Huang: I think that the current Inline, I think that the most important thing, it is actually quality. And, now, because the metadata, right? XBRL is front and center, with the disclosure itself, I certainly hope even the auditors can get involved.

Maybe, the SEC can consider making this sort of audited vacuum it, right? Because people sort of question, "Can I trust the XBRL data?" Now it's in the same fashion, I hope that actually can be audited. And then, as the data consumption company, I always want more, more data, right?

It's not just the current facing financial and open knowledge, can that be expanded into other really interesting and important sections, like in MD&A, risk factors, even the business overview section? Can those also be enabled with the XBRL to be included? Then I think they'll be fantastic.

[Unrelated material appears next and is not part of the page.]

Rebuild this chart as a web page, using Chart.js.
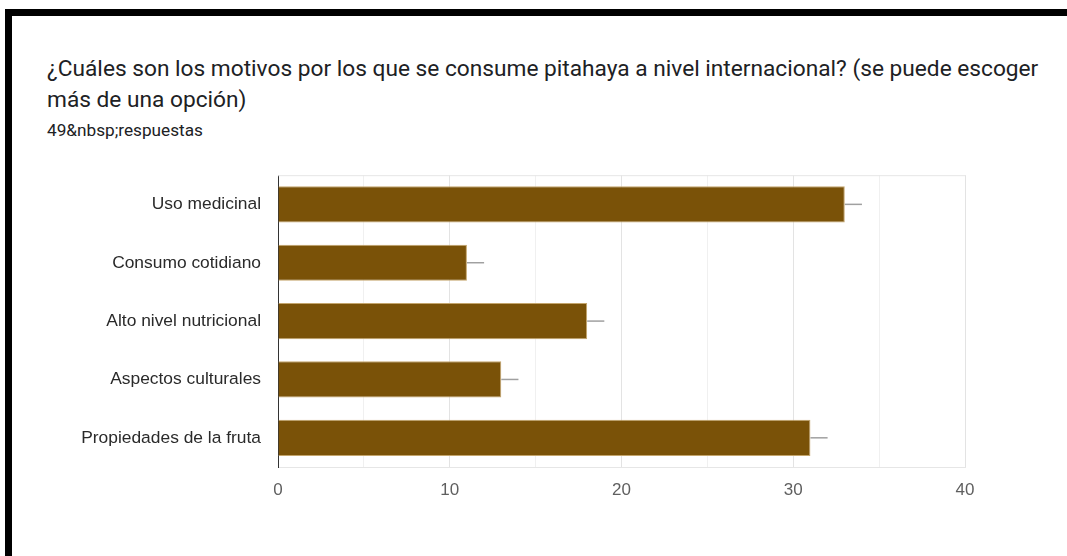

Starr: In our view, and ... I spent ... 30 plus years as an auditor of public companies. XBRL as it exists today is not at all auditable. And the reason it's not auditable is twofold.

One is that the tagging is inconsistent. And two is the references in the taxonomy are not complete or completely accurate. And, Inline will be helpful, but there need to be some revisions to the taxonomy to enable the auditability of XBRL data. And it really goes back to making sure that there is consistent compliance with the reporting requirements under U.S. GAAP.